EXM is part of the larger experience management (XM) function within modern companies, which includes employee experience, customer experience, product experience and brand experience. In bigger organisations, XM is led by the chief experience officer (CXO).

Research shows that employees who enjoy good experiences at work contribute positively to a better customer experience, resulting in increased revenues and an improved financial position for their employers.

So, while EXM is a concerted effort to better attract, retain and motivate skilled employees, it holds proven strategic benefits for companies that implement it.

Rather than a rigid checklist of to-dos, EXM is a dynamic management function akin to internal marketing or PR, aimed at convincing staff they chose the right employer.
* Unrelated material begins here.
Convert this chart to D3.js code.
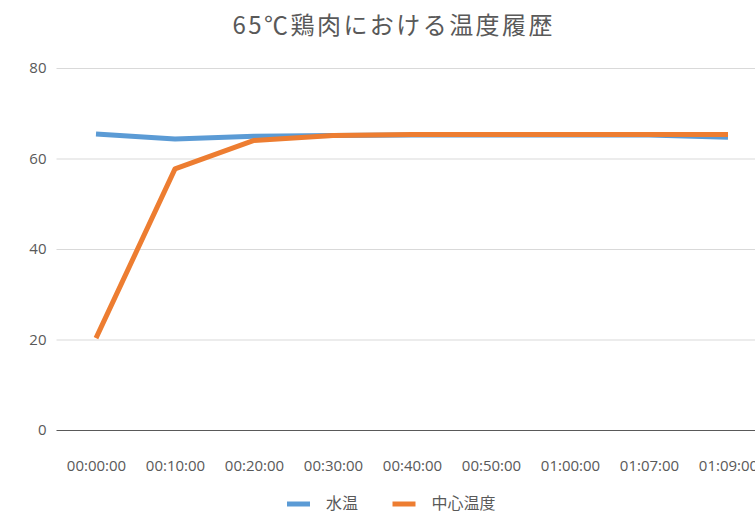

At the same time, it must develop real experiences that workers truly value, so frequent employee engagement is a must.

“Employers can no longer simply outbid each other because the currency of a new generation of employees is values they can relate to and respect for their needs as human beings,” says Goolab.

EXM and reward professionals

Whether an organisation has an EXM function or not, its reward professionals will inevitably be involved in or responsible for employee experience development.

“Reward practitioners are ideally positioned to help employers craft a strong employee value proposition that expresses worker expectations as well-defined and meaningful experiences,” says Goolab.

Enterprises that adopt this new approach to reward will have a competitive advantage over employers who continue to focus on redundant ideas about what employees really want from their jobs.